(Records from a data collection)

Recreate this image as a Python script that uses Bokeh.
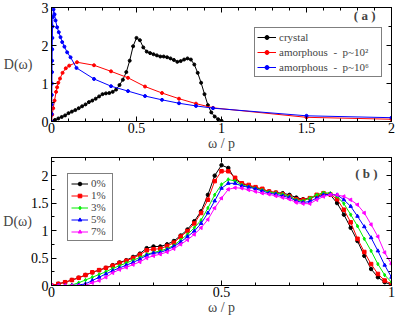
from bokeh.plotting import figure
from bokeh.models import (Range1d, LinearAxis, SingleIntervalTicker, Legend,
                          LegendItem, Label, CustomJSTickFormatter)
from bokeh.layouts import column
from bokeh.embed import file_html
from bokeh.resources import INLINE

FONT = "Liberation Serif"

# ---------------- data: panel (a) ----------------
omega_a = [0.00, 0.02, 0.04, 0.06, 0.08, 0.10, 0.12, 0.14, 0.16, 0.18,
           0.20, 0.22, 0.24, 0.26, 0.28, 0.30, 0.32, 0.34, 0.36, 0.38,
           0.40, 0.42, 0.44, 0.46, 0.48, 0.50, 0.52, 0.54, 0.56, 0.58,
           0.60, 0.62, 0.64, 0.66, 0.68, 0.70, 0.72, 0.74, 0.76, 0.78,
           0.80, 0.82, 0.84, 0.86, 0.88, 0.90, 0.92, 0.94, 0.96, 0.98,
           1.00]
crystal = [0.00, 0.04, 0.08, 0.12, 0.16, 0.22, 0.26, 0.30, 0.35, 0.40,
           0.45, 0.51, 0.55, 0.60, 0.66, 0.72, 0.74, 0.75, 0.78, 0.84,
           0.96, 1.10, 1.30, 1.60, 1.98, 2.20, 2.14, 1.95, 1.84, 1.80,
           1.77, 1.74, 1.71, 1.71, 1.69, 1.66, 1.62, 1.57, 1.59, 1.63,
           1.66, 1.63, 1.50, 1.28, 1.02, 0.72, 0.43, 0.24, 0.13, 0.06,
           0.02]
amorph2_w = [0.0, 0.004, 0.010, 0.018, 0.027, 0.033, 0.040, 0.050, 0.065, 0.084,
             0.104, 0.15, 0.25, 0.35, 0.45, 0.55, 0.65, 0.75, 0.85, 0.95,
             1.5, 2.0]
amorph2_d = [0.0, 0.18, 0.35, 0.55, 0.78, 0.90, 1.02, 1.13, 1.28, 1.40,
             1.47, 1.56, 1.48, 1.32, 1.15, 0.92, 0.75, 0.60, 0.47, 0.36,
             0.11, 0.06]
amorph6_w = [0.0, 0.001, 0.0015, 0.002, 0.0025, 0.003, 0.0035, 0.004, 0.005, 0.006,
             0.008, 0.012, 0.018, 0.024, 0.033, 0.043, 0.053, 0.063, 0.076, 0.092,
             0.112, 0.147, 0.25, 0.35, 0.45, 0.55, 0.65, 0.75, 0.85, 0.95,
             1.5, 2.0]
amorph6_d = [0.0, 0.2, 0.45, 0.7, 1.0, 1.3, 1.6, 1.9, 2.2, 2.5,
             2.75, 2.95, 2.82, 2.66, 2.48, 2.35, 2.22, 2.09, 1.97, 1.82,
             1.69, 1.41, 1.12, 0.93, 0.80, 0.67, 0.57, 0.48, 0.41, 0.35,
             0.15, 0.10]
labels_a = ["crystal", "amorphous\u00a0\u00a0-\u00a0\u00a0p~10\u00b2",
            "amorphous\u00a0\u00a0-\u00a0\u00a0p~10\u2076"]

# ---------------- data: panel (b) ----------------
omega_b = omega_a
d_0 = [0.00, 0.03, 0.06, 0.10, 0.14, 0.19, 0.24, 0.28, 0.32, 0.37,
       0.42, 0.46, 0.52, 0.58, 0.68, 0.71, 0.71, 0.75, 0.81, 0.91,
       1.02, 1.17, 1.35, 1.65, 2.00, 2.19, 2.14, 1.93, 1.86, 1.81,
       1.78, 1.75, 1.71, 1.69, 1.68, 1.65, 1.60, 1.57, 1.59, 1.63,
       1.66, 1.65, 1.50, 1.29, 1.05, 0.81, 0.54, 0.30, 0.15, 0.06,
       0.01]
d_1 = [0.00, 0.03, 0.06, 0.10, 0.14, 0.19, 0.24, 0.28, 0.32, 0.36,
       0.41, 0.45, 0.50, 0.56, 0.64, 0.66, 0.67, 0.72, 0.78, 0.89,
       0.99, 1.13, 1.32, 1.56, 1.90, 2.08, 2.08, 1.96, 1.86, 1.83,
       1.79, 1.76, 1.71, 1.69, 1.66, 1.62, 1.57, 1.56, 1.59, 1.65,
       1.68, 1.66, 1.57, 1.38, 1.15, 0.85, 0.61, 0.39, 0.21, 0.09,
       0.03]
d_3 = [0.00, 0.00, 0.00, 0.01, 0.05, 0.10, 0.15, 0.20, 0.25, 0.31,
       0.36, 0.41, 0.46, 0.51, 0.57, 0.60, 0.63, 0.67, 0.73, 0.83,
       0.93, 1.05, 1.19, 1.41, 1.65, 1.84, 1.93, 1.90, 1.83, 1.80,
       1.77, 1.74, 1.70, 1.68, 1.66, 1.62, 1.56, 1.54, 1.59, 1.65,
       1.69, 1.68, 1.62, 1.49, 1.29, 1.08, 0.85, 0.63, 0.39, 0.19,
       0.06]
d_5 = [0.00, 0.00, 0.00, 0.00, 0.01, 0.03, 0.09, 0.15, 0.21, 0.27,
       0.32, 0.37, 0.42, 0.48, 0.55, 0.59, 0.60, 0.65, 0.71, 0.79,
       0.89, 0.99, 1.13, 1.32, 1.54, 1.77, 1.86, 1.86, 1.81, 1.79,
       1.76, 1.72, 1.68, 1.66, 1.63, 1.60, 1.54, 1.51, 1.53, 1.59,
       1.65, 1.66, 1.65, 1.56, 1.44, 1.26, 1.07, 0.87, 0.63, 0.37,
       0.15]
d_7 = [0.00, 0.00, 0.00, 0.00, 0.00, 0.00, 0.05, 0.09, 0.15, 0.23,
       0.29, 0.33, 0.38, 0.43, 0.50, 0.54, 0.57, 0.61, 0.67, 0.75,
       0.83, 0.93, 1.05, 1.20, 1.41, 1.59, 1.75, 1.78, 1.77, 1.74,
       1.71, 1.68, 1.66, 1.63, 1.60, 1.57, 1.51, 1.49, 1.49, 1.56,
       1.62, 1.65, 1.65, 1.62, 1.56, 1.47, 1.32, 1.11, 0.89, 0.60,
       0.39]
labels_b = ["0%", "1%", "3%", "5%", "7%"]
colors_b = ["#000000", "#ff0000", "#00ee00", "#0000ff", "#ff00ff"]
markers_b = ["circle", "square", "diamond", "triangle", "triangle"]
angles_b = [0.0, 0.0, 0.0, 0.0, 1.5708]


def fmt():
    return CustomJSTickFormatter(code="return String(Math.round(tick*100)/100);")


def tick_style(ax, labels=True, standoff=2):
    ax.major_tick_in = 5
    ax.major_tick_out = 0
    ax.minor_tick_in = 3
    ax.minor_tick_out = 0
    ax.axis_line_color = "black"
    ax.major_tick_line_color = "black"
    ax.minor_tick_line_color = "black"
    if labels:
        ax.formatter = fmt()
        ax.major_label_text_font = FONT
        ax.major_label_text_font_size = "14px"
        ax.major_label_text_color = "black"
        ax.major_label_standoff = standoff
    else:
        ax.formatter = CustomJSTickFormatter(code="return '';")
        ax.major_label_text_font_size = "0px"
        ax.major_label_standoff = 0


def make_fig(height, xr, yr, xint, yint, ynminor, top_border, ylab_standoff, ylab_y):
    p = figure(width=395, height=height, x_range=xr, y_range=yr,
               output_backend="svg", toolbar_location=None,
               min_border_left=51, min_border_right=4,
               min_border_top=top_border, min_border_bottom=0)
    p.grid.visible = False
    p.outline_line_color = "black"
    p.background_fill_color = "white"
    p.border_fill_color = "white"
    xt = SingleIntervalTicker(interval=xint, num_minor_ticks=5)
    yt = SingleIntervalTicker(interval=yint, num_minor_ticks=ynminor)
    p.xaxis[0].ticker = xt
    p.yaxis[0].ticker = yt
    tick_style(p.xaxis[0], True, 1)
    tick_style(p.yaxis[0], True, 3)
    xa = p.xaxis[0]
    xa.axis_label = "\u03c9 / p"
    xa.axis_label_text_font = FONT
    xa.axis_label_text_font_size = "14px"
    xa.axis_label_text_font_style = "normal"
    xa.axis_label_standoff = 0
    ya = p.yaxis[0]
    try:
        ya.axis_label_orientation = "horizontal"
        ya.axis_label = "D(\u03c9)"
        ya.axis_label_text_font = FONT
        ya.axis_label_text_font_size = "14px"
        ya.axis_label_text_font_style = "normal"
        ya.axis_label_standoff = ylab_standoff
    except AttributeError:
        p.add_layout(Label(x=5, y=ylab_y, x_units="screen", y_units="data",
                           text="D(\u03c9)", text_baseline="middle",
                           text_font=FONT, text_font_size="14px"))
    top = LinearAxis(ticker=xt)
    tick_style(top, False)
    p.add_layout(top, "above")
    right = LinearAxis(ticker=yt)
    tick_style(right, False)
    p.add_layout(right, "right")
    return p


# ---------------- panel (a) ----------------
p1 = make_fig(153, Range1d(0, 2), Range1d(0, 3), 0.5, 1, 2, 7, 6, 1.75)
items = []
for w, d, c, lab in [(omega_a, crystal, "black", labels_a[0]),
                     (amorph2_w, amorph2_d, "#ff0000", labels_a[1]),
                     (amorph6_w, amorph6_d, "#0000ff", labels_a[2])]:
    lr = p1.line(w, d, line_color=c, line_width=1)
    sr = p1.scatter(w, d, marker="circle", size=3, fill_color=c, line_color=c)
    items.append(LegendItem(label=lab, renderers=[lr, sr]))
leg1 = Legend(items=items, location=(203, 44), border_line_color="black",
              border_line_width=1, background_fill_color="white",
              background_fill_alpha=1, padding=2, spacing=1, margin=0,
              label_text_font=FONT, label_text_font_size="11px",
              label_text_line_height=0.9,
              glyph_width=19, glyph_height=10, label_height=14,
              label_width=100, label_standoff=3)
p1.add_layout(leg1)
p1.add_layout(Label(x=1.906, y=2.79, text="( a )", text_align="right",
                    text_baseline="middle", text_font=FONT, text_font_size="13px",
                    text_font_style="bold"))

# ---------------- panel (b) ----------------
p2 = make_fig(164, Range1d(0, 1), Range1d(0, 2.33), 0.5, 0.5, 2, 4, -4, 1.17)
items2 = []
for d, c, m, a, lab in zip([d_0, d_1, d_3, d_5, d_7], colors_b, markers_b, angles_b, labels_b):
    lr = p2.line(omega_b, d, line_color=c, line_width=1)
    sr = p2.scatter(omega_b, d, marker=m, size=3.5, angle=a, fill_color=c, line_color=c)
    items2.append(LegendItem(label=lab, renderers=[lr, sr]))
leg2 = Legend(items=items2, location="top_left", margin=16,
              border_line_color="black", border_line_width=1,
              background_fill_color="white", background_fill_alpha=1,
              padding=3, spacing=0, label_text_font=FONT,
              label_text_font_size="11px", label_text_line_height=0.9,
              glyph_width=17, glyph_height=9, label_height=9,
              label_width=18, label_standoff=3)
p2.add_layout(leg2)
p2.add_layout(Label(x=0.959, y=2.04, text="( b )", text_align="right",
                    text_baseline="middle", text_font=FONT, text_font_size="13px",
                    text_font_style="bold"))

layout = column(p1, p2)
open("out.html", "w").write(file_html(layout, INLINE))
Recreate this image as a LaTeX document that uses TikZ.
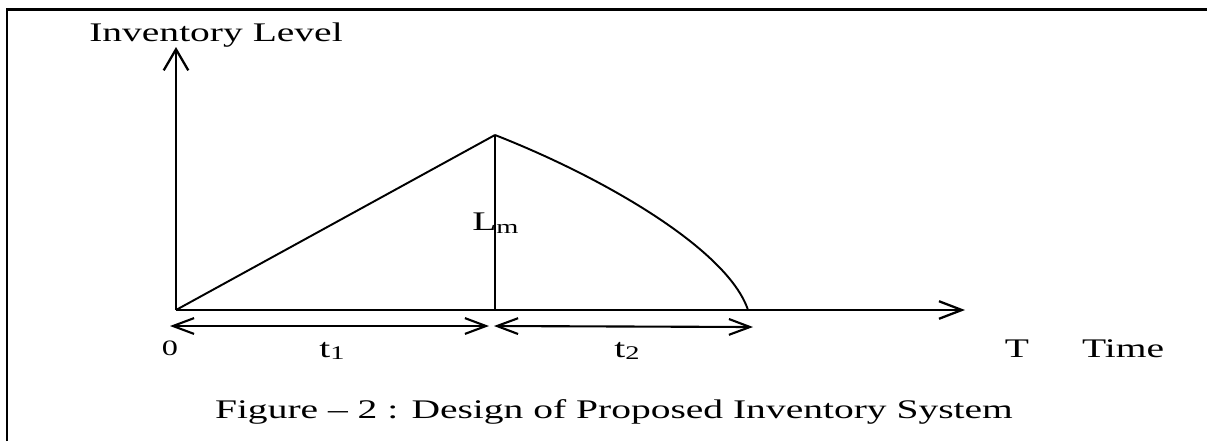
\documentclass[tikz,border=0pt]{standalone}
\usepackage{fontspec}
\setmainfont{Liberation Serif}[FakeStretch=1.47]
\usepackage{tikz}
\usetikzlibrary{arrows.meta}

\begin{document}
\begin{tikzpicture}[
    x=0.02cm, y=-0.02cm,
    every node/.style={inner sep=0pt, font=\fontsize{15.3}{17}\selectfont},
    axis/.style={line width=1.5pt},
    harr/.style={-{Straight Barb[length=13pt,width=10pt,line width=1.3pt]}, line width=1.3pt},
    varr/.style={-{Straight Barb[length=12pt,width=14pt,line width=1.3pt]}, line width=1.5pt},
    dim/.style={{Straight Barb[length=12pt,width=9pt,line width=1.2pt]}-{Straight Barb[length=12pt,width=9pt,line width=1.2pt]}, line width=1.2pt},
    lbl/.style={anchor=base, font=\fontsize{12.5}{14}\selectfont},
  ]
  \useasboundingbox (0,0) rectangle (1207,441);

  % frame (left and top only)
  \draw[line width=1.7pt] (7,441) -- (7,9) -- (1207,9);

  % key points
  \coordinate (o)    at (176,310);
  \coordinate (ytop) at (176,47);
  \coordinate (xend) at (965,310);
  \coordinate (peak) at (495,135);
  \coordinate (foot) at (495,310);
  \coordinate (zero) at (748,310);
  \coordinate (d1)   at (170,326);
  \coordinate (d2)   at (489,326);
  \coordinate (d3)   at (494,326);
  \coordinate (d4)   at (753,327);

  % axes
  \draw[varr] (o) -- (ytop);
  \draw[harr] (o) -- (xend);

  % inventory curve
  \draw[line width=1.1pt] (o) -- (peak);
  \draw[axis] (peak) -- (foot);
  \draw[line width=1.1pt] (peak) .. controls (605,178) and (728,250) .. (zero);

  % t1 and t2 spans
  \draw[dim] (d1) -- (d2);
  \draw[dim] (d3) -- (d4);

  % labels
  \node[anchor=base] (ylab) at (216,41) {Inventory Level};
  \node[anchor=base west] (lm) at (472,230) {L\raisebox{-0.3ex}{\fontsize{11}{12}\selectfont m}};
  \node[lbl] (origin) at (170,355) {0};
  \node[anchor=base] (t1) at (332,357) {t\raisebox{-0.2ex}{\fontsize{11}{12}\selectfont 1}};
  \node[anchor=base] (t2) at (627,357) {t\raisebox{-0.2ex}{\fontsize{11}{12}\selectfont 2}};
  \node[anchor=base] (tT) at (1017,357) {T};
  \node[anchor=base] (xlab) at (1123,357) {Time};
  \node[anchor=base] (cap) at (614,418) {Figure -- 2 : Design of Proposed Inventory System};
\end{tikzpicture}
\end{document}
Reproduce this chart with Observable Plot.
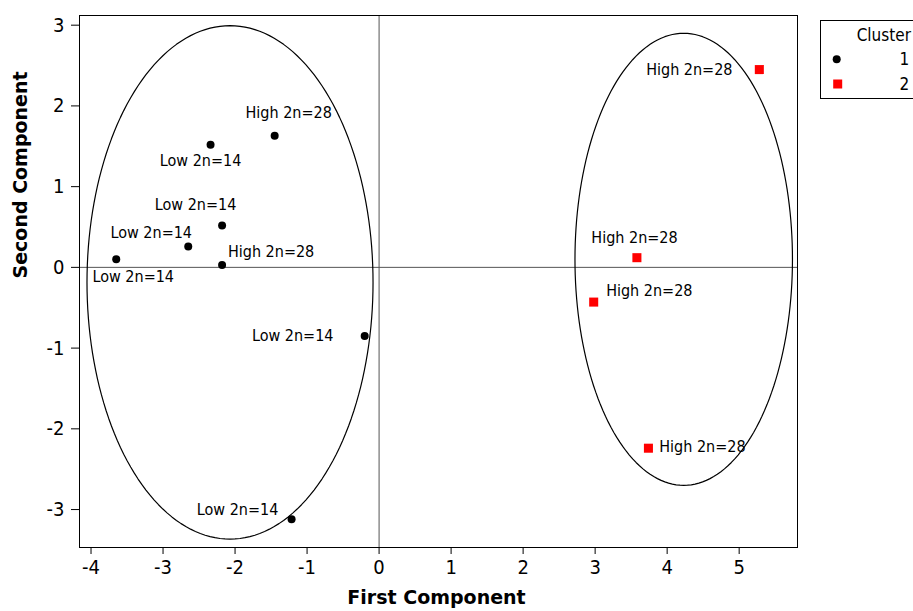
<!DOCTYPE html>
<html><head><meta charset="utf-8">
<script src="https://cdn.jsdelivr.net/npm/d3@7"></script>
<script src="https://cdn.jsdelivr.net/npm/@observablehq/plot@0.6"></script>
<style>
html,body{margin:0;padding:0;background:#fff;overflow:hidden}
#wrap{position:relative;width:913px;height:611px;overflow:hidden}
#legend{position:absolute;left:820px;top:20px;width:110px;height:79px;border:1px solid #000;box-sizing:border-box;background:#fff}
#legend svg{position:absolute;left:-1px;top:-1px}
</style></head><body><div id="wrap"></div>
<script>
// ---- data ----
const firstComponent  = [-1.45, -2.34, -2.18, -2.65, -3.65, -2.18, -0.20, -1.215, 5.28, 3.58, 2.98, 3.74];
const secondComponent = [ 1.63,  1.52,  0.52,  0.26,  0.10,  0.03, -0.85, -3.12,  2.45, 0.12, -0.43, -2.24];
const cluster         = [1, 1, 1, 1, 1, 1, 1, 1, 2, 2, 2, 2];
const groupLabel      = ["High 2n=28", "Low 2n=14", "Low 2n=14", "Low 2n=14", "Low 2n=14", "High 2n=28",
                         "Low 2n=14", "Low 2n=14", "High 2n=28", "High 2n=28", "High 2n=28", "High 2n=28"];
const clusterNames    = ["1", "2"];
const xTicks = [-4, -3, -2, -1, 0, 1, 2, 3, 4, 5];
const yTicks = [-3, -2, -1, 0, 1, 2, 3];
// cluster ellipses (centre and semi-axes, in data units)
const ellipseCx = [-2.07, 4.23];
const ellipseCy = [-0.186, 0.10];
const ellipseRx = [1.986, 1.51];
const ellipseRy = [3.18, 2.80];

// ---- layout (label offsets in px, not data) ----
const labelOffsets = [[14,-23],[-10,16],[-26.5,-21],[-37,-14],[17,18],[49,-13.4],
                      [-72,-0.6],[-54,-9],[-70,0],[-2.4,-20],[55.6,-11.4],[54,-1.7]];

const points = firstComponent.map((x, i) => ({x, y: secondComponent[i], cluster: cluster[i], label: groupLabel[i]}));
const ellipsePts = [];
ellipseCx.forEach((cx, k) => {
  d3.range(0, 360, 2).forEach(a => {
    const t = a * Math.PI / 180;
    ellipsePts.push({k, x: cx + ellipseRx[k] * Math.cos(t), y: ellipseCy[k] + ellipseRy[k] * Math.sin(t)});
  });
});

const tickFont = "DejaVu Sans Condensed";
const plot = Plot.plot({
  width: 913, height: 611,
  marginLeft: 79, marginRight: 116, marginTop: 15, marginBottom: 64,
  x: {domain: [-4.16, 5.81]},
  y: {domain: [-3.47, 3.12]},
  style: {fontFamily: tickFont, background: "white", color: "black"},
  marks: [
    Plot.ruleX([0], {stroke: "#555", strokeWidth: 1}),
    Plot.ruleY([0], {stroke: "#555", strokeWidth: 1}),
    Plot.line(ellipsePts, {x: "x", y: "y", z: "k", curve: "linear-closed", stroke: "black", strokeWidth: 1.2}),
    Plot.dot(points.filter(d => d.cluster === 1), {x: "x", y: "y", r: 4, fill: "black", symbol: "circle"}),
    Plot.dot(points.filter(d => d.cluster === 2), {x: "x", y: "y", r: 5.1, fill: "#ff0000", symbol: "square"}),
    ...points.map((d, i) => Plot.text([d], {x: "x", y: "y", text: "label", dx: labelOffsets[i][0], dy: labelOffsets[i][1],
      fontSize: 16, fontFamily: tickFont, fill: "black"})),
    Plot.axisX({ticks: xTicks, tickSize: 7, tickPadding: 5, fontSize: 20, tickFormat: d => String(d), label: null}),
    Plot.axisY({ticks: yTicks, tickSize: 8, tickPadding: 7, fontSize: 20, tickFormat: d => String(d), label: null}),
    Plot.text(["First Component"], {frameAnchor: "bottom", dy: 56, dx: -2, fontWeight: "bold", fontSize: 19, fontFamily: "DejaVu Sans"}),
    Plot.text(["Second Component"], {frameAnchor: "left", dx: -59, dy: -3, rotate: -90, fontWeight: "bold", fontSize: 19, fontFamily: "DejaVu Sans"}),
    Plot.frame({stroke: "black", strokeWidth: 1})
  ]
});
const wrap = document.getElementById("wrap");
wrap.appendChild(plot);

// legend
const legend = document.createElement("div");
legend.id = "legend";
const ns = "http://www.w3.org/2000/svg";
const svg = document.createElementNS(ns, "svg");
svg.setAttribute("width", 110); svg.setAttribute("height", 79);
svg.style.fontFamily = tickFont; svg.style.fontSize = "17px";
const mk = (tag, attrs, txt) => { const e = document.createElementNS(ns, tag); for (const k in attrs) e.setAttribute(k, attrs[k]); if (txt) e.textContent = txt; svg.appendChild(e); return e; };
mk("text", {x: 36.7, y: 20.7}, "Cluster");
mk("circle", {cx: 16.7, cy: 39.3, r: 4, fill: "black"});
mk("text", {x: 89.3, y: 45, "text-anchor": "end"}, clusterNames[0]);
mk("rect", {x: 13.2, y: 59.5, width: 9, height: 9, fill: "#ff0000"});
mk("text", {x: 89.3, y: 70, "text-anchor": "end"}, clusterNames[1]);
legend.appendChild(svg);
wrap.appendChild(legend);
</script></body></html>
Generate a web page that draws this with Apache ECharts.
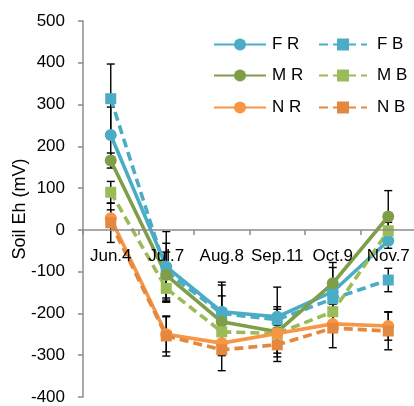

[WHAT YOU NEED TO DO]: Look for "with" and pull out every line that has it.

[FULL ANSWER]:
Reproduce this chart with Observable Plot.
Generate a web page that draws this with Apache ECharts.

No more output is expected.